What is being asked – How does the data below read from its first line through the line containing "2.75, 3, 3.25, 3.5, 3.75, 4, 4.25, 4.5, 4.75, 5]"? Print those lines exactly.

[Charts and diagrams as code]
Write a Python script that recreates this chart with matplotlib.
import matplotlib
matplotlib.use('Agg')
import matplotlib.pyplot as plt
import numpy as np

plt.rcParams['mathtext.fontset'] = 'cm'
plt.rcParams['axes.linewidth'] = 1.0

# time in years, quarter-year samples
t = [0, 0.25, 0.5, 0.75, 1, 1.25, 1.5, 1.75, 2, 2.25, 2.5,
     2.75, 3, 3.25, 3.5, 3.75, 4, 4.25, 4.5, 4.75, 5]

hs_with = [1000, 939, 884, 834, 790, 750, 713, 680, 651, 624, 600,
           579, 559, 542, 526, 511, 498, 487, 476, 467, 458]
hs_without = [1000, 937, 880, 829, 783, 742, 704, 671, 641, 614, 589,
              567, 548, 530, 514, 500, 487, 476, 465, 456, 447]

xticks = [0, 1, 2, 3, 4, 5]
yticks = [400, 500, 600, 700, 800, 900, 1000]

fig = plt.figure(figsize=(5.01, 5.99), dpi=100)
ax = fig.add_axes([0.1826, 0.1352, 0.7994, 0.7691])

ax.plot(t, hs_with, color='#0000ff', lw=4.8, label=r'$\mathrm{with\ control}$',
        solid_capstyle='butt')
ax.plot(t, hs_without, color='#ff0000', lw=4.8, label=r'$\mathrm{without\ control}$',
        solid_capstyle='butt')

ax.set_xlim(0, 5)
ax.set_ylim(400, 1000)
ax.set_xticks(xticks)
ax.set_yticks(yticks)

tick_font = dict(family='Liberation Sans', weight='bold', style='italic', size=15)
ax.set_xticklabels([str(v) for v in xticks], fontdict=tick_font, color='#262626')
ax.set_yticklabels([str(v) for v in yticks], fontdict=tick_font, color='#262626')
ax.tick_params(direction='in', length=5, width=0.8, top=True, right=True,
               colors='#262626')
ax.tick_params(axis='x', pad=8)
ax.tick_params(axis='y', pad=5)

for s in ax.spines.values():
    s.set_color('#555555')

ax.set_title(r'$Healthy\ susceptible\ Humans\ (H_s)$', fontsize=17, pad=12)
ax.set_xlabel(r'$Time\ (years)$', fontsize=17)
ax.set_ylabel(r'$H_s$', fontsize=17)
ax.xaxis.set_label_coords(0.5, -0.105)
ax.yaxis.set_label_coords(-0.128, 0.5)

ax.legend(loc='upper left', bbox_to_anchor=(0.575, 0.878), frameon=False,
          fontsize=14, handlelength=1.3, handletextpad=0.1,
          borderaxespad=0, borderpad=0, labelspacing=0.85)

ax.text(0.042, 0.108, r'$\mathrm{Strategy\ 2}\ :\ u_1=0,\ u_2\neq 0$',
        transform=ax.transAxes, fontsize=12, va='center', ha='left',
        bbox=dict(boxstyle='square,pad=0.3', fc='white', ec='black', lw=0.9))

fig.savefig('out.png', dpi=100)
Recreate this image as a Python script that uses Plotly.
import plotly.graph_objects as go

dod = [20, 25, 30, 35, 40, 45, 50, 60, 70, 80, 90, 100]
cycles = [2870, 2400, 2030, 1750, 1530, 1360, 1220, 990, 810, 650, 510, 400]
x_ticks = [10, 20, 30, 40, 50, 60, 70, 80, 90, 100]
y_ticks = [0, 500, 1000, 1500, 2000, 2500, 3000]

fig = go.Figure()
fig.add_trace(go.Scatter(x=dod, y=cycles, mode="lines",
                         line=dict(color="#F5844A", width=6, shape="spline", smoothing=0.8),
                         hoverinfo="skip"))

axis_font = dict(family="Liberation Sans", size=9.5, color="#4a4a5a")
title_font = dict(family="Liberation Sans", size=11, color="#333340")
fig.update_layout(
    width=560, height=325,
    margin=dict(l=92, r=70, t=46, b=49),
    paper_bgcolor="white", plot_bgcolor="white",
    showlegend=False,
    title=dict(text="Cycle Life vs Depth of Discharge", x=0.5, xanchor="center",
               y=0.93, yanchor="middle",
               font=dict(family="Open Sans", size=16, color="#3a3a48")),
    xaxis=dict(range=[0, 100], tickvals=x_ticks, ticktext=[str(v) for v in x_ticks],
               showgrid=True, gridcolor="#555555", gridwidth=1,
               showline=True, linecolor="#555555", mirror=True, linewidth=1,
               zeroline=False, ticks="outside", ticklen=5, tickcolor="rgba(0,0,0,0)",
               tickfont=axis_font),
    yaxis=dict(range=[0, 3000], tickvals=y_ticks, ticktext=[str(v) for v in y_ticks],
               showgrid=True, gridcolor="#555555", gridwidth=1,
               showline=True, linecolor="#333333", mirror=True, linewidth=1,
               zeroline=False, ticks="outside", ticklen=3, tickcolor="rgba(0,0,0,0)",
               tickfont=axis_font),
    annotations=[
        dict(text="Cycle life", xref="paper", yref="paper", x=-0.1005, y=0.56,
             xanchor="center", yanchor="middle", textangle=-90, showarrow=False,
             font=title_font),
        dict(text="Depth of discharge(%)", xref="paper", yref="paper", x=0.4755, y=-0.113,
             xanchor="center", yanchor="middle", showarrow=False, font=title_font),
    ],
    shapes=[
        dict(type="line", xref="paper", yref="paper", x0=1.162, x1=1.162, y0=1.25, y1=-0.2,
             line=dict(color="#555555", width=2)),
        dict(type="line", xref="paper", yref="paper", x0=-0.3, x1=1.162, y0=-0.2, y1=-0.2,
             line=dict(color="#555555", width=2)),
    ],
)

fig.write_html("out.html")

The result –
Write a Python script that recreates this chart with matplotlib.
import matplotlib
matplotlib.use('Agg')
import matplotlib.pyplot as plt
import numpy as np

plt.rcParams['mathtext.fontset'] = 'cm'
plt.rcParams['axes.linewidth'] = 1.0

# time in years, quarter-year samples
t = [0, 0.25, 0.5, 0.75, 1, 1.25, 1.5, 1.75, 2, 2.25, 2.5,
     2.75, 3, 3.25, 3.5, 3.75, 4, 4.25, 4.5, 4.75, 5]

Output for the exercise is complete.